There was one new song, seeing its live debut tonight. Putting the 'fun' back into 'funeral' according to Nigel. This one being I'm Getting Buried In The Morning, as featured on the Andy Kershaw session a few months back.
When the band came back for the encore, Nigel realised he had forgotten to bring his caravan guitar back with him. He dashed off stage to fetch it and when he got back he realised that "I don't even play it on this", being the cover version of Joy Division's She's Lost Control.

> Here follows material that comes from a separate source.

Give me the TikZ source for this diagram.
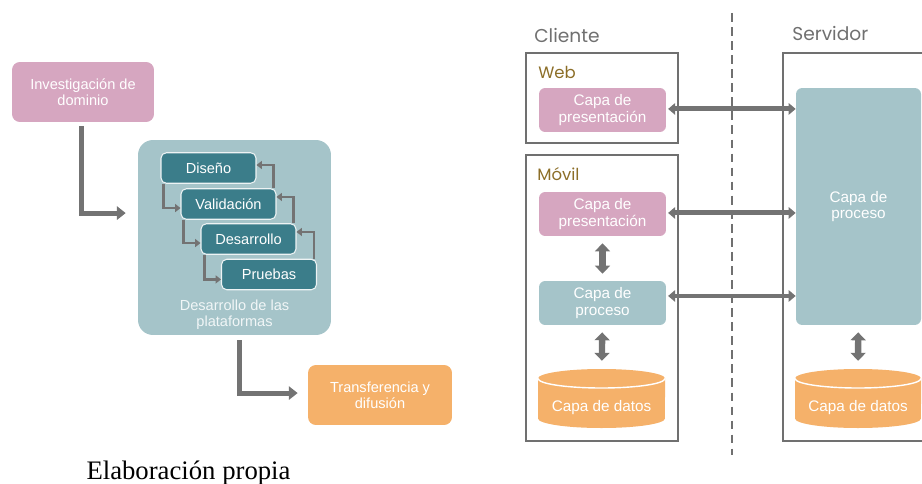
\documentclass[tikz,border=0pt]{standalone}
\usepackage{fontspec}
\setmainfont{Liberation Serif}
\newfontfamily\boxfont{Liberation Sans}
\newfontfamily\headfont{Poppins}
\usetikzlibrary{arrows.meta}
\definecolor{colpink}{RGB}{214,166,192}
\definecolor{colteal}{RGB}{165,196,201}
\definecolor{coldark}{RGB}{59,125,138}
\definecolor{colorange}{RGB}{245,177,106}
\definecolor{colgold}{RGB}{140,110,40}
\definecolor{colarrow}{RGB}{115,115,115}
\definecolor{colframe}{RGB}{112,112,112}

\begin{document}
\begin{tikzpicture}[x=0.02cm, y=-0.02cm,
		stage/.style={rounded corners=4.5pt, minimum width=2.84cm, minimum height=1.2cm, inner sep=0pt,
			align=center, text=white, font=\boxfont\fontsize{8.3}{9.2}\selectfont},
		phase/.style={draw=white!80!colteal, line width=0.6pt, fill=coldark, rounded corners=3pt,
			minimum width=1.9cm, minimum height=0.61cm, inner sep=0pt, text=white,
			font=\boxfont\fontsize{8.3}{9.2}\selectfont},
		layer/.style={rounded corners=3.5pt, minimum width=2.54cm, minimum height=0.88cm, inner sep=0pt,
			align=center, text=white, font=\boxfont\fontsize{8.7}{9.6}\selectfont},
		frame/.style={draw=colframe, line width=0.9pt, minimum width=3.04cm, inner sep=0pt},
		head/.style={anchor=west, inner sep=0pt, font=\headfont\fontsize{10.6}{12}\selectfont, text=colframe},
		tag/.style={anchor=west, inner sep=0pt, font=\headfont\fontsize{9.4}{11}\selectfont, text=colgold},
		bigarrow/.style={draw=colarrow, line width=2.8pt, -{Triangle[width=7.5pt,length=5pt]}},
		smallarrow/.style={draw=colarrow, line width=1.6pt, -{Triangle[width=4.5pt,length=3pt]}},
		hdouble/.style={draw=colarrow, line width=2.8pt,
			{Triangle[width=6.5pt,length=4pt]}-{Triangle[width=6.5pt,length=4pt]}},
		vdouble/.style={draw=colarrow, line width=3.6pt,
			{Triangle[width=8.5pt,length=4.5pt]}-{Triangle[width=8.5pt,length=4.5pt]}}
	]
	\useasboundingbox (0,0) rectangle (922,483);

	% left: phases of the project
	\node[stage, fill=colpink] (inv) at (83,92) {Investigación de\\dominio};
	\node[stage, fill=colteal, minimum width=3.86cm, minimum height=3.9cm, rounded corners=8.5pt] (plat) at (234.5,237.5) {};
	\node[stage, text=white!85!colteal, minimum width=0pt, minimum height=0pt] (platl) at (234.5,314.5) {Desarrollo de las\\plataformas};
	\node[stage, fill=colorange, minimum width=2.88cm] (tra) at (380,395) {Transferencia y\\difusión};

	\node[phase] (dis) at (208.5,168) {Diseño};
	\node[phase] (val) at (228.5,204) {Validación};
	\node[phase] (des) at (248.5,239) {Desarrollo};
	\node[phase] (pru) at (269,274.5) {Pruebas};

	\draw[smallarrow] ([xshift=1.7pt]dis.south west) |- ([yshift=-2.3pt]val.west);
	\draw[smallarrow] ([xshift=1.7pt]val.south west) |- ([yshift=-2.3pt]des.west);
	\draw[smallarrow] ([xshift=2.2pt]des.south west) |- ([yshift=-2.8pt]pru.west);
	\draw[smallarrow] ([xshift=-1.7pt]val.north east) |- ([yshift=1.7pt]dis.east);
	\draw[smallarrow] ([xshift=-1.7pt]des.north east) |- ([yshift=4pt]val.east);
	\draw[smallarrow] ([xshift=-1.7pt]pru.north east) |- ([yshift=4pt]des.east);

	\draw[bigarrow] ([xshift=-0.6pt,yshift=-2.3pt]inv.south) |- ([shift={(-6.8pt,13.9pt)}]plat.west);
	\draw[bigarrow] ([xshift=3.1pt,yshift=-2.8pt]plat.south) |- ([xshift=-5.7pt,yshift=1.1pt]tra.west);

	\node[font=\fontsize{15.2}{18}\selectfont, anchor=base, inner sep=0pt] (cap) at (188.5,479) {Elaboración propia};

	% right: client and server
	\draw[colframe, line width=0.7pt, dash pattern=on 5pt off 3pt] (732,13) -- (732,455);
	\node[head] (cli) at (534,35) {Cliente};
	\node[head] (ser) at (792,33) {Servidor};

	\node[frame, minimum height=1.8cm] (web) at (602,98) {};
	\node[frame, minimum height=5.72cm] (mov) at (602,298) {};
	\draw[colframe, line width=0.9pt] (922,53) -| (783,441) -- (922,441);
	\node[tag] (webl) at (538,72) {Web};
	\node[tag] (movl) at (537,174) {Móvil};

	\node[layer, fill=colpink] (wpres) at (602.5,110) {Capa de\\presentación};
	\node[layer, fill=colpink] (mpres) at (602.5,214) {Capa de\\presentación};
	\node[layer, fill=colteal] (mproc) at (602.5,303) {Capa de\\proceso};
	\node[layer, fill=colteal, minimum width=2.5cm, minimum height=4.74cm] (sproc) at (858.5,206.5) {Capa de\\proceso};

	% databases
	\fill[colorange] (538,378.5) -- (538,418.5) arc[start angle=180, end angle=360, x radius=1.27cm, y radius=0.19cm]
		-- (665,378.5) arc[start angle=0, end angle=180, x radius=1.27cm, y radius=0.19cm] -- cycle;
	\draw[white, line width=0.8pt] (538,378.5) arc[start angle=180, end angle=360, x radius=1.27cm, y radius=0.19cm];
	\fill[colorange] (795,378.5) -- (795,418.5) arc[start angle=180, end angle=360, x radius=1.26cm, y radius=0.19cm]
		-- (921,378.5) arc[start angle=0, end angle=180, x radius=1.26cm, y radius=0.19cm] -- cycle;
	\draw[white, line width=0.8pt] (795,378.5) arc[start angle=180, end angle=360, x radius=1.26cm, y radius=0.19cm];
	\node[layer, minimum height=1.2cm] (mdat) at (601.5,399) {};
	\node[layer, minimum height=1.2cm] (sdat) at (858,399) {};
	\node[layer, minimum width=0pt, minimum height=0pt] (mdatl) at (601.5,408) {Capa de datos};
	\node[layer, minimum width=0pt, minimum height=0pt] (sdatl) at (858,408) {Capa de datos};

	\draw[hdouble] ([xshift=1pt,yshift=0.6pt]wpres.east) -- ([yshift=0.6pt]wpres.east -| sproc.west);
	\draw[hdouble] ([xshift=1pt,yshift=0.6pt]mpres.east) -- ([yshift=0.6pt]mpres.east -| sproc.west);
	\draw[hdouble] ([xshift=1pt,yshift=4pt]mproc.east) -- ([yshift=4pt]mproc.east -| sproc.west);
	\draw[vdouble, shorten <=4pt, shorten >=4pt] (mpres) -- (mproc);
	\draw[vdouble, shorten <=4pt, shorten >=4.5pt] (mproc) -- (mdat);
	\draw[vdouble, shorten <=4pt, shorten >=4.5pt] (sproc) -- (sdat);
\end{tikzpicture}
\end{document}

I reckon it went as follows:The Light At The End Of The Tunnel Is The Light Of An Oncoming Train Fuckin' 'Ell It's Fred Titmus When The Evening Sun Goes Down Harsh Times In Umberstone Covert Tending The Wrong Grave For Twenty-Three Years Bob Wilson Anchorman Renfield's Afoot Terminus The Bastard Son Of Dean Friedman Bad Review Totnes Bickering Fair Vatican Broadside National Shite Day Sealclubbing Twenty-Seven Yards Of Dental Floss Every Time A Bell Rings Ninety-Nine Per Cent Of Gargoyles Look Like Bob Todd Black Night / What Made Colombia Famous Restless Legs Look Dad No Tunes All I Want For Christmas Is A Dukla Prague Away Kit I'm Getting Buried In The Morning Everything's AOR Joy Division Oven Gloves
And three in the encoreTime Flies By When You're A Driver Of A Train She's Lost Control Trumpton Riots
There was a big moat between the stage and where we were standing. Many thanks to the bouncer who picked up and passed on Karl's set list after he had thrown it to me. Just one amendment where "Paintball" had originally been written by Nigel. Then he had crossed it out and replaced it with "Bob Todd".
Another great night out, despite some slightly spiky behaviour at the front. These three shows have all landed together at the end of the year. Just another fortnight to go, and we meet again in Shrewsbury. Let's just hope Storm Arwen has done one by the time that comes round, and that the trains are allowed to run just fine.